Lots of losses this past week, even one for the Nitehawks on the road.

The Smoke Eaters’ crumble from a three-goal lead to an overtime loss, all in about eight minutes, was, as if that was needed anymore, the final rivet in the coffin of this season’s promise.

There are still reasons to attend the games here, and I will be, but among them won’t be faint hope of a playoff spot. The entertainment is good value and the team is a local endeavour - supporting local performers is an enjoyable way to, “shop local,” no matter your choice about where to buy your butter.

The Nitehawks are at home Friday, the Smokies Saturday, and it is worth the minimal effort on good roads to get out to the games - and bring your friends along.

• Bigger losses, and more lasting, are the deaths of Ernie Banks and Toller Cranston.

Banks will remain an icon, and his sunny demeanour and, “Let’s play two,” will be part of the baseball lexicon forever.

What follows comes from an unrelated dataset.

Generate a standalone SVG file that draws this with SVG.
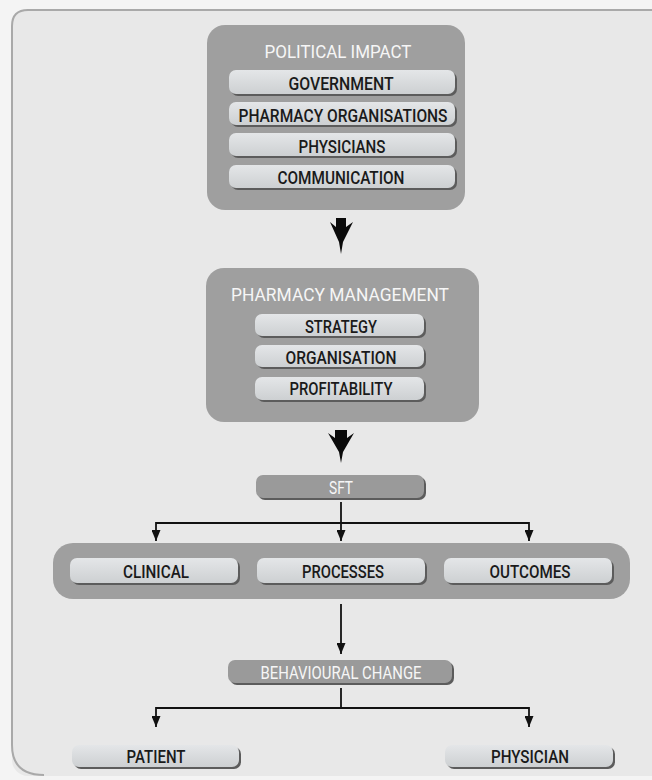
<svg xmlns="http://www.w3.org/2000/svg" width="652" height="780" viewBox="0 0 652 780">
<defs>
<linearGradient id="pillGrad" x1="0" y1="0" x2="0" y2="1">
<stop offset="0" stop-color="#e4e6e8"/>
<stop offset="1" stop-color="#cdd0d2"/>
</linearGradient>
<marker id="ah" markerUnits="userSpaceOnUse" markerWidth="12" markerHeight="9" refX="11" refY="4.5" orient="auto">
<path d="M0,0 L11,4.5 L0,9 z" fill="#111"/>
</marker>
</defs>
<style>
.big{fill:#9f9f9f}
.shadow{fill:#5c5c5c}
.pill{fill:url(#pillGrad)}
.dark{fill:#9a9a9a}
.pt{font-family:Roboto,"Liberation Sans",sans-serif;font-size:18.5px;font-weight:500;fill:#1a1a1a;text-anchor:middle}
.wt{font-family:Roboto,"Liberation Sans",sans-serif;font-size:17.5px;font-weight:400;fill:#f6f6f6;text-anchor:middle}
.ln{fill:none;stroke:#111;stroke-width:1.8}
.thick{fill:#0a0a0a}
</style>
<rect x="0" y="0" width="652" height="780" fill="#f4f4f4"/>
<rect x="12" y="10" width="670" height="766" rx="16" fill="#e8e8e8"/>
<path d="M44 775 Q12 775 12 745 L12 26 Q12 10 28 10 L652 10" fill="none" stroke="#a9a9a9" stroke-width="2"/>

<g id="political-impact">
<rect class="big" x="207" y="25" width="258" height="185" rx="18"/>
<text class="wt" x="338" y="58" textLength="147" lengthAdjust="spacingAndGlyphs">POLITICAL IMPACT</text>
</g>
<g id="government">
<rect class="shadow" x="231" y="72" width="226" height="24" rx="7"/>
<rect class="pill" x="229" y="70" width="226" height="24" rx="7"/>
<text class="pt" x="341" y="90" textLength="105" lengthAdjust="spacingAndGlyphs">GOVERNMENT</text>
</g>
<g id="pharmacy-organisations">
<rect class="shadow" x="231" y="104" width="226" height="23" rx="7"/>
<rect class="pill" x="229" y="102" width="226" height="23" rx="7"/>
<text class="pt" x="343" y="122" textLength="209" lengthAdjust="spacingAndGlyphs">PHARMACY ORGANISATIONS</text>
</g>
<g id="physicians">
<rect class="shadow" x="231" y="135" width="226" height="23" rx="7"/>
<rect class="pill" x="229" y="133" width="226" height="23" rx="7"/>
<text class="pt" x="342" y="153" textLength="87" lengthAdjust="spacingAndGlyphs">PHYSICIANS</text>
</g>
<g id="communication">
<rect class="shadow" x="231" y="167" width="226" height="23" rx="7"/>
<rect class="pill" x="229" y="165" width="226" height="23" rx="7"/>
<text class="pt" x="341" y="184" textLength="127" lengthAdjust="spacingAndGlyphs">COMMUNICATION</text>
</g>

<g id="pharmacy-management">
<rect class="big" x="206" y="268" width="273" height="154" rx="18"/>
<text class="wt" x="340" y="301" textLength="218" lengthAdjust="spacingAndGlyphs">PHARMACY MANAGEMENT</text>
</g>
<g id="strategy">
<rect class="shadow" x="257" y="316" width="169" height="22" rx="7"/>
<rect class="pill" x="255" y="314" width="169" height="22" rx="7"/>
<text class="pt" x="341" y="333" textLength="72" lengthAdjust="spacingAndGlyphs">STRATEGY</text>
</g>
<g id="organisation">
<rect class="shadow" x="257" y="347" width="169" height="22" rx="7"/>
<rect class="pill" x="255" y="345" width="169" height="22" rx="7"/>
<text class="pt" x="341" y="364" textLength="111" lengthAdjust="spacingAndGlyphs">ORGANISATION</text>
</g>
<g id="profitability">
<rect class="shadow" x="257" y="379" width="169" height="23" rx="7"/>
<rect class="pill" x="255" y="377" width="169" height="23" rx="7"/>
<text class="pt" x="341" y="395" textLength="103" lengthAdjust="spacingAndGlyphs">PROFITABILITY</text>
</g>

<g id="sft">
<rect class="shadow" x="258" y="477" width="168" height="23" rx="7"/>
<rect class="dark" x="256" y="475" width="168" height="23" rx="7"/>
<text class="wt" x="341" y="494" textLength="24" lengthAdjust="spacingAndGlyphs">SFT</text>
</g>

<g id="sft-band">
<rect class="big" x="53" y="543" width="577" height="56" rx="20"/>
</g>
<g id="clinical">
<rect class="shadow" x="72" y="560" width="168" height="25" rx="7"/>
<rect class="pill" x="70" y="558" width="168" height="25" rx="7"/>
<text class="pt" x="156" y="578" textLength="66" lengthAdjust="spacingAndGlyphs">CLINICAL</text>
</g>
<g id="processes">
<rect class="shadow" x="259" y="560" width="168" height="25" rx="7"/>
<rect class="pill" x="257" y="558" width="168" height="25" rx="7"/>
<text class="pt" x="343" y="578" textLength="82" lengthAdjust="spacingAndGlyphs">PROCESSES</text>
</g>
<g id="outcomes">
<rect class="shadow" x="446" y="560" width="168" height="25" rx="7"/>
<rect class="pill" x="444" y="558" width="168" height="25" rx="7"/>
<text class="pt" x="530" y="578" textLength="81" lengthAdjust="spacingAndGlyphs">OUTCOMES</text>
</g>

<g id="behavioural-change">
<rect class="shadow" x="230" y="662" width="224" height="23" rx="7"/>
<rect class="dark" x="228" y="660" width="224" height="23" rx="7"/>
<text class="wt" x="341" y="679" textLength="161" lengthAdjust="spacingAndGlyphs">BEHAVIOURAL CHANGE</text>
</g>

<g id="patient">
<rect class="shadow" x="74" y="747" width="167" height="22" rx="7"/>
<rect class="pill" x="72" y="745" width="167" height="22" rx="7"/>
<text class="pt" x="156" y="763" textLength="59" lengthAdjust="spacingAndGlyphs">PATIENT</text>
</g>
<g id="physician">
<rect class="shadow" x="447" y="747" width="168" height="22" rx="7"/>
<rect class="pill" x="445" y="745" width="168" height="22" rx="7"/>
<text class="pt" x="530" y="763" textLength="78" lengthAdjust="spacingAndGlyphs">PHYSICIAN</text>
</g>

<g id="connectors">
<path class="thick" d="M336 218 L346 218 L346 227 L353 222 L343 242 L341 254 L339 242 L330 222 L336 227 Z"/>
<path class="thick" d="M335 430 L347 430 L347 438 L354 433 L343 452 L341 463 L339 452 L328 433 L335 438 Z"/>
<path class="ln" d="M341 502 V541" marker-end="url(#ah)"/>
<path class="ln" d="M156 523 H529"/>
<path class="ln" d="M156 522.1 V541" marker-end="url(#ah)"/>
<path class="ln" d="M529 522.1 V541" marker-end="url(#ah)"/>
<path class="ln" d="M341 604 V654" marker-end="url(#ah)"/>
<path class="ln" d="M341 688 V708"/>
<path class="ln" d="M156 708 H529"/>
<path class="ln" d="M156 707.1 V727" marker-end="url(#ah)"/>
<path class="ln" d="M529 707.1 V727" marker-end="url(#ah)"/>
</g>
</svg>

The first black player on Chicago’s north side, almost a decade after Jackie Robinson broke the colour barrier and years after most other teams had succumbed to the idea that good players of whatever background deserved a chance in the major league spotlight, Banks was as good as it gets as an all-round player and brightened the game days for long-suffering Cubs fans by being so excellent on offence and defence,  while comporting himself with dignity and enthusiasm in equal measure.

So much will remain of his contribution that he will never really be gone.

• Toller Cranston had even more impact on his sport, and on Canadians.

People will say he never really won anything, but he created modern skating and, with today’s rules (generated from his appeal as a skater) he would have been a many time world and a couple of time Olympic gold medal winner.

Cranston had a combination of athleticism (google his 1975, “Sabre Dance,” routine) and artistry (then google, “Pagliacci,”) that has yet to be matched - although skaters have been trying for decades.

Figure skating when he arrived on the scene was boring. Most champions were decided, essentially in empty arenas, by the first day’s labourious scratching of figure eights. Cranston was not terrible at it, but was never good enough to catch up with the artisans in the free skate - which he almost always won, but not by enough.

Now, of course, the free skate(s) are all that is judged. Cranston, by whom audiences were enthralled, is the reason for the change.

On top of that he was a pioneer on the athleticism side. Cranston threw so many splits, triple jumps and unique spins into his routines that he also enthralled young skaters, who were said to have been, “Tollerized,” and impelled them, too, to maximize their degrees of difficulty.

Without him, and skating likely needs another like him now, figure skating would not have become the big deal, almost, “must see,” world and Olympic event it was for decades.

Without him, such currently dominant figures as Patrick Chan might still be doing those old, boring, routines nobody watched.

With all that, Toller Cranston was more multi-faceted in his pursuits than almost any other athlete, ever. As a teen he paid for his skating lessons and travel by selling his artwork. As a retired competitor, he maintained a pretty good lifestyle bringing art into both skating tours and galleries.

Unique and groundbreaking, he should be remembered and missed forever. For some, he will be. For those who do not remember and appreciate his impact, probably not so much.

Too bad for those latter, because Cranston created awe and joy unlike almost any other performer in any activity and it is sad they missed it.